In his latest showing at Butters (Portland, Ore.), Michael Kessler adds a new note to his career-long étude on the opposition of natural forces and man-made structure. Based in Santa Fe, N.M., Kessler, a Prix de Rome recipient, has made a name for himself with his acrylic abstractions on panel, which interpose rectilinear forms with improvisatory gestures spurted across the panel in arcs of paint, varnish and gesso. In his newest works, architectonic infrastructure recedes and the expressionistic daubs and dollops spring forward, larger than in Kessler’s previous work, more spermatozoal in shape, and more proliferative in quantity, dotting the compositions like punctuation marks with minds-and flagella-of their own. Passages in the works such as Quiddity and Asphalia have a burned-in effect, as if strata of vegetal imagery have been revealed by the searing-through of the panels’ outermost layers. Another new development lies in the surfaces themselves, which are not glossy (as they were for years) but instead matte or semi-gloss. “The high-gloss finishes were starting to get trendy,” the artist said at his Butters opening, “so I decided I wanted to distance myself from that.”
Chromatically, too, the painter continues his slow trek across the color wheel. Collectors know him best, perhaps, for his deep, voluptuary reds, often offset by glamorous black. As recently as his 2005 outing at Santa Fe’s NüArt Gallery, he had signaled a turn toward ecru, his work growing more introverted, drier to the eye.
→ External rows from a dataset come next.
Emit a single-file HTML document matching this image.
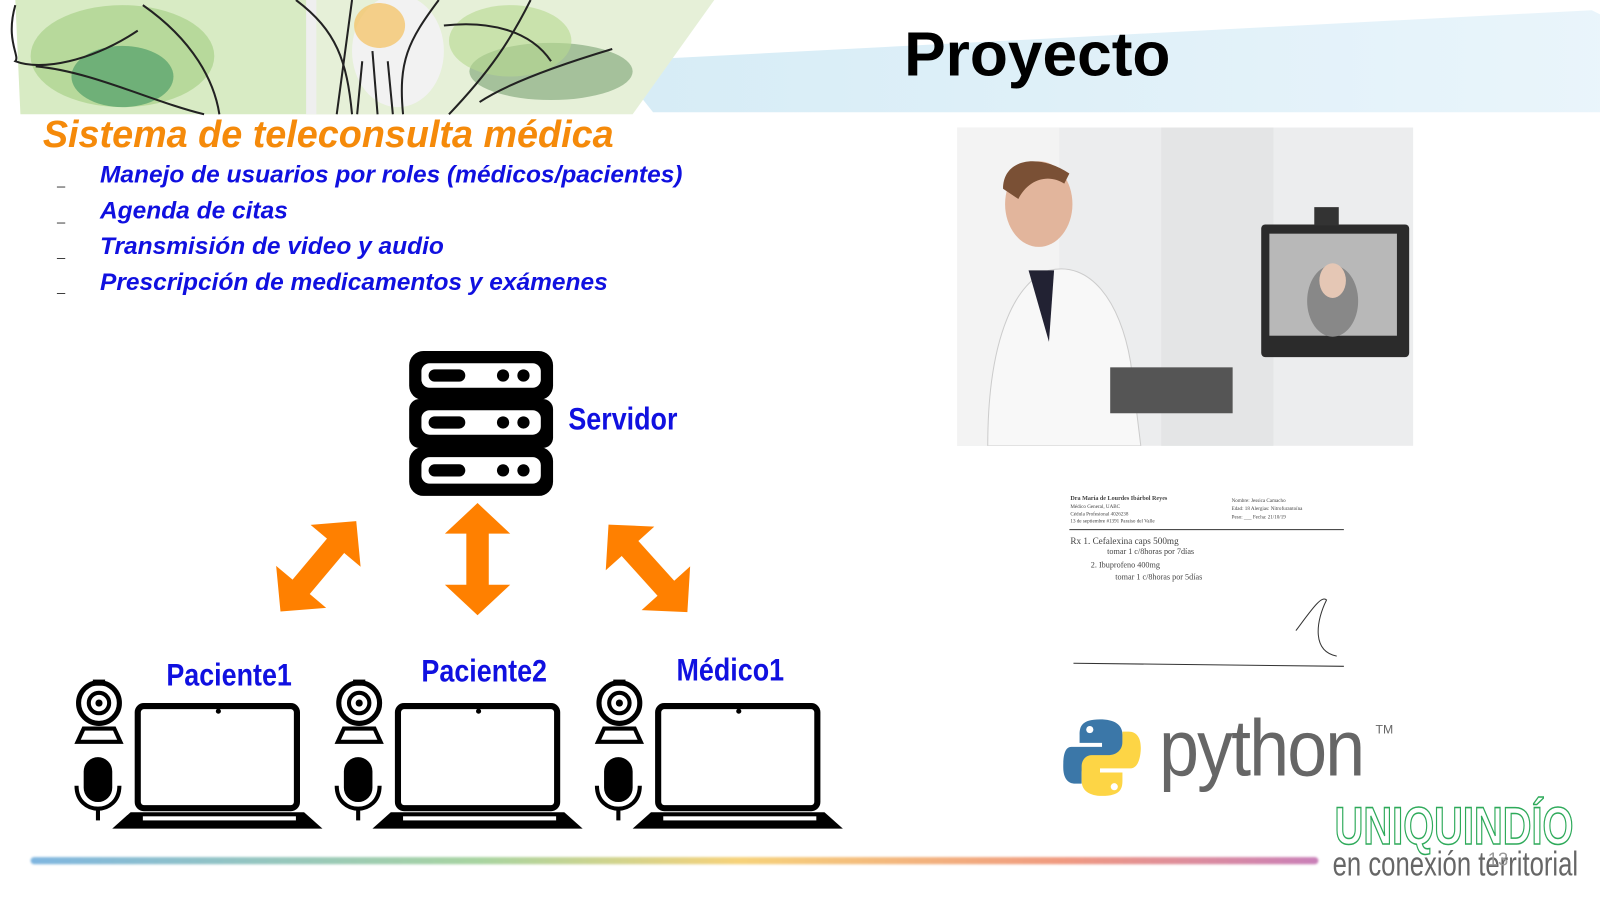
<!DOCTYPE html>
<html><head><meta charset="utf-8"><style>
body{margin:0;width:1600px;height:900px;background:#fff;position:relative;overflow:hidden;font-family:"Liberation Sans",sans-serif}
#w{position:absolute;left:0;top:0;width:1568px;height:882px;transform:scale(1.0204);transform-origin:0 0}
.abs{position:absolute}
.t{font-style:italic;font-weight:bold;color:#1010e0;font-size:24px;white-space:nowrap}
.d{left:56px;font-size:14px;color:#333}
.lbl{font-weight:bold;color:#1010e0;font-size:31px;transform:scaleX(.85);transform-origin:left;white-space:nowrap}
</style></head><body><div id="w">
<svg class="abs" style="left:0;top:0" width="1600" height="115">
<defs>
<linearGradient id="sky" x1="0" x2="1"><stop offset="0" stop-color="#d6ecf6"/><stop offset="1" stop-color="#eaf5fb"/></linearGradient>
</defs>
<polygon points="600,60 1560,10 1600,30 1600,110 640,110" fill="url(#sky)"/>
<polygon points="15,0 440,0 440,112 20,112" fill="#d8ebc4"/>
<ellipse cx="120" cy="55" rx="90" ry="50" fill="#a9d18a" opacity=".7"/>
<ellipse cx="120" cy="75" rx="50" ry="30" fill="#3f9460" opacity=".6"/>
<polygon points="300,0 470,0 420,112 300,112" fill="#efefef"/>
<polygon points="310,0 700,0 620,112 310,112" fill="#e6f0d8"/>
<ellipse cx="390" cy="50" rx="45" ry="55" fill="#f2f2f2"/>
<ellipse cx="372" cy="25" rx="25" ry="22" fill="#f4c66e" opacity=".8"/>
<ellipse cx="540" cy="70" rx="80" ry="28" fill="#6f9a6a" opacity=".55"/>
<ellipse cx="500" cy="40" rx="60" ry="35" fill="#b5d88f" opacity=".6"/>
<g stroke="#222" stroke-width="2" fill="none">
<path d="M15,5 C5,40 20,55 15,60 C40,70 90,60 135,30"/>
<path d="M35,65 C90,70 150,100 200,112"/>
<path d="M140,5 C190,40 210,80 215,112"/>
<path d="M345,0 L330,112 M355,60 L350,112 M365,50 L370,112 M380,60 L385,112"/>
<path d="M290,0 C330,30 340,60 345,112"/>
<path d="M430,0 C400,40 390,60 395,112"/>
<path d="M520,0 C500,40 480,70 440,112"/>
<path d="M600,48 C560,60 500,80 470,100"/>
<path d="M435,25 C480,20 520,30 540,60"/>
</g>
</svg>
<div class="abs" style="left:886px;top:18px;font-size:61px;font-weight:bold">Proyecto</div>
<div class="abs" style="left:42px;top:111px;font-size:37px;font-weight:bold;font-style:italic;color:#f58a0a;white-space:nowrap">Sistema de teleconsulta médica</div>
<div class="abs t" style="left:98px;top:158px">Manejo de usuarios por roles (médicos/pacientes)</div>
<div class="abs t" style="left:98px;top:193px">Agenda de citas</div>
<div class="abs t" style="left:98px;top:228px">Transmisión de video y audio</div>
<div class="abs t" style="left:98px;top:263px">Prescripción de medicamentos y exámenes</div>
<div class="abs d" style="top:168px">_</div><div class="abs d" style="top:203px">_</div><div class="abs d" style="top:238px">_</div><div class="abs d" style="top:272px">_</div>

<svg class="abs" style="left:938px;top:125px" width="447" height="312">
<rect width="447" height="312" fill="#ecedee"/>
<rect x="0" y="0" width="100" height="312" fill="#f3f3f3"/>
<rect x="200" y="0" width="110" height="312" fill="#e4e5e6"/>
<path d="M30,312 C30,200 60,150 90,140 C130,130 160,170 170,230 L180,312Z" fill="#f8f8f8" stroke="#ccc"/>
<ellipse cx="80" cy="75" rx="33" ry="42" fill="#e2b59c"/>
<path d="M45,60 C45,30 80,25 110,45 L105,55 C90,45 70,50 60,70Z" fill="#7a5035"/>
<polygon points="70,140 95,140 90,210" fill="#223"/>
<rect x="150" y="235" width="120" height="45" fill="#555"/>
<rect x="298" y="95" width="145" height="130" rx="4" fill="#2b2b2b"/>
<rect x="306" y="104" width="125" height="100" fill="#b8b8b8"/>
<ellipse cx="368" cy="170" rx="25" ry="35" fill="#888"/>
<ellipse cx="368" cy="150" rx="13" ry="17" fill="#e5c7b5"/>
<rect x="350" y="78" width="24" height="18" fill="#333"/>
</svg>

<svg class="abs" style="left:1045px;top:478px" width="280" height="180" font-family="Liberation Serif" font-size="7" fill="#444">
<text x="4" y="12" font-weight="bold" font-size="6">Dra María de Lourdes Ibárbol Reyes</text>
<text x="4" y="20" font-size="5">Médico General, UABC</text>
<text x="4" y="27" font-size="5">Cédula Profesional 4026238</text>
<text x="4" y="34" font-size="5">13 de septiembre #1391 Paraíso del Valle</text>
<text x="162" y="14" font-size="5">Nombre: Jessica Camacho</text>
<text x="162" y="22" font-size="5">Edad: 18 Alergias: Nitrofurantoína</text>
<text x="162" y="30" font-size="5">Peso: ___ Fecha: 21/10/19</text>
<line x1="3" y1="41" x2="272" y2="41" stroke="#333"/>
<text x="4" y="55" font-size="9">Rx 1. Cefalexina caps 500mg</text>
<text x="40" y="65" font-size="8">tomar 1 c/8horas por 7días</text>
<text x="24" y="78" font-size="8">2. Ibuprofeno 400mg</text>
<text x="48" y="90" font-size="8">tomar 1 c/8horas por 5días</text>
<path d="M225,140 C240,120 250,105 255,110 C245,130 240,160 265,165" stroke="#333" fill="none"/>
<line x1="7" y1="172" x2="272" y2="175" stroke="#333"/>
</svg>

<svg class="abs" style="left:398px;top:342px" width="148" height="146">
<g fill="#000">
<rect x="3" y="2" width="141" height="48" rx="14"/><rect x="3" y="49" width="141" height="48" rx="10"/><rect x="3" y="96" width="141" height="48" rx="14"/>
</g>
<g fill="#fff">
<rect x="15" y="14" width="117" height="24" rx="8"/><rect x="15" y="60" width="117" height="24" rx="8"/><rect x="15" y="106" width="117" height="26" rx="8"/>
</g>
<g fill="#000">
<rect x="22" y="20" width="36" height="12" rx="6"/><rect x="22" y="66" width="36" height="12" rx="6"/><rect x="22" y="113" width="36" height="12" rx="6"/>
<circle cx="95" cy="26" r="6"/><circle cx="115" cy="26" r="6"/>
<circle cx="95" cy="72" r="6"/><circle cx="115" cy="72" r="6"/>
<circle cx="95" cy="119" r="6"/><circle cx="115" cy="119" r="6"/>
</g>
</svg>
<div class="abs lbl" style="left:557px;top:393px">Servidor</div>

<svg class="abs" style="left:0;top:0" width="900" height="900">
<defs><polygon id="da" points="0,-55 32,-25 11,-25 11,25 32,25 0,55 -32,25 -11,25 -11,-25 -32,-25" fill="#ff8000"/></defs>
<use href="#da" transform="translate(468,548)"/>
<use href="#da" transform="translate(312,555) rotate(40) scale(1,1.05)"/>
<use href="#da" transform="translate(635,557) rotate(-42) scale(1,1.05)"/>
</svg>

<svg class="abs" style="left:0;top:0" width="900" height="900">
<defs>
<g id="dev">
<circle cx="97" cy="689" r="20" fill="none" stroke="#000" stroke-width="5"/>
<circle cx="97" cy="689" r="10" fill="none" stroke="#000" stroke-width="4"/>
<circle cx="97" cy="689" r="3.5" fill="#000"/>
<rect x="91" y="666" width="12" height="6" fill="#000"/>
<path d="M82,714 L112,714 L118,727 L76,727Z" fill="none" stroke="#000" stroke-width="4"/>
<rect x="82" y="742" width="28" height="44" rx="14" fill="#000"/>
<path d="M75,770 C75,800 117,800 117,770" fill="none" stroke="#000" stroke-width="4"/>
<line x1="96" y1="793" x2="96" y2="804" stroke="#000" stroke-width="4"/>
<rect x="135" y="692" width="156" height="100" rx="6" fill="none" stroke="#000" stroke-width="6"/>
<circle cx="214" cy="697" r="2.5" fill="#000"/>
<path d="M128,796 L298,796 L316,812 L110,812Z" fill="#000"/>
<rect x="140" y="800" width="150" height="4" fill="#fff"/>
</g>
</defs>
<use href="#dev"/>
<use href="#dev" transform="translate(255,0)"/>
<use href="#dev" transform="translate(510,0)"/>
</svg>
<div class="abs lbl" style="left:163px;top:644px">Paciente1</div>
<div class="abs lbl" style="left:413px;top:640px">Paciente2</div>
<div class="abs lbl" style="left:663px;top:639px">Médico1</div>

<div class="abs" style="left:30px;top:840px;width:1262px;height:7px;border-radius:4px;background:linear-gradient(90deg,#7fb6e0,#a8d4a0 35%,#f6d27a 55%,#f09a80 80%,#c97fb8);filter:blur(1px)"></div>

<svg class="abs" style="left:1040px;top:700px" width="80" height="90">
<path d="M38,5 C20,5 18,12 18,20 V28 H40 V32 H10 C2,32 2,45 2,52 C2,62 6,68 14,68 H20 V58 C20,50 26,45 34,45 H50 C56,45 60,40 60,34 V20 C60,10 52,5 38,5Z" fill="#3b77a8"/>
<path d="M40,80 C58,80 60,73 60,65 V57 H38 V53 H68 C76,53 78,40 78,33 C78,23 74,17 66,17 H60 V27 C60,35 54,40 46,40 H30 C24,40 20,45 20,51 V65 C20,75 28,80 40,80Z" fill="#fdd545"/>
<circle cx="28" cy="15" r="3.5" fill="#fff"/><circle cx="52" cy="71" r="3.5" fill="#fff"/>
</svg>
<div class="abs" style="left:1136px;top:688px;font-size:78px;color:#666;letter-spacing:-2px;transform:scaleX(.9);transform-origin:left;white-space:nowrap">python</div>
<div class="abs" style="left:1348px;top:708px;font-size:12px;color:#666">TM</div>

<div class="abs" style="left:1308px;top:780px;font-size:52px;font-weight:bold;color:#fff;-webkit-text-stroke:1.5px #2eaa5a;transform:scaleX(.75);transform-origin:left;white-space:nowrap">UNIQUINDÍO</div>
<div class="abs" style="left:1306px;top:828px;font-size:34px;color:#666;transform:scaleX(.74);transform-origin:left;white-space:nowrap">en conexión territorial</div>
<div class="abs" style="left:1458px;top:832px;font-size:18px;color:#999">13</div>
</div></body></html>
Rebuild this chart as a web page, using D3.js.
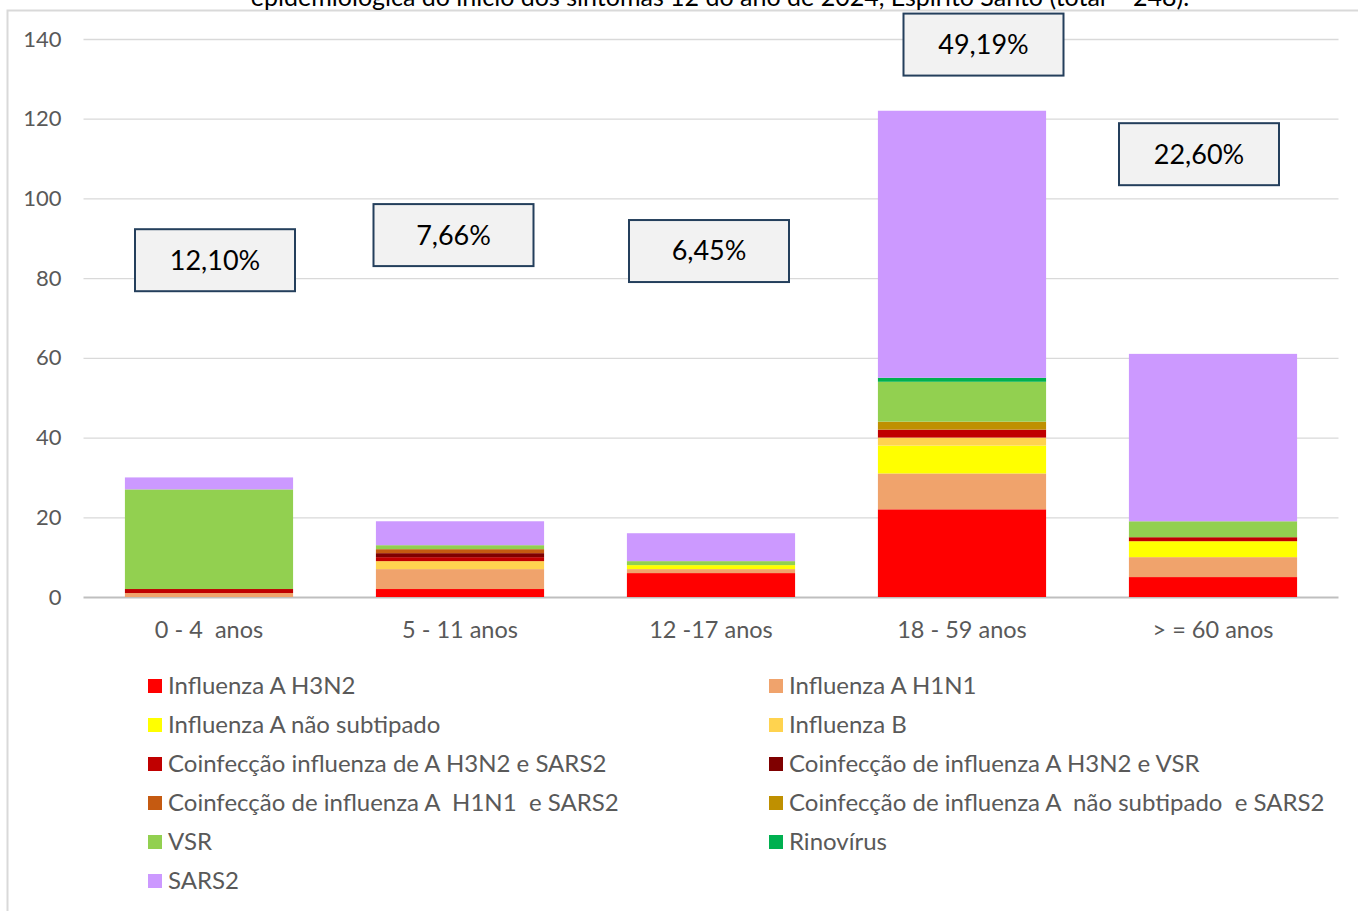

In his Portland outing he explores the relationship between red and green in works such as Damier, Daedal, Kymograph, and Antapex. Happily, this pairing does not register even peripherally as Christmas-like but rather evokes the artist’s New Mexico roots: both ascetic and sensual, astringent and luscious, like a cocktail of sangria and sage, shaken into bracing equipoise. Far from a regionalist painter, Kessler has seen his works acquired into prominent national collections; and yet the more universal his organic/geometric studies become, the more they reflect his environs in the craggy, crystalline Southwest. Politics, as Tip O’Neill famously posited, is always local. So, Kessler suggests, is art.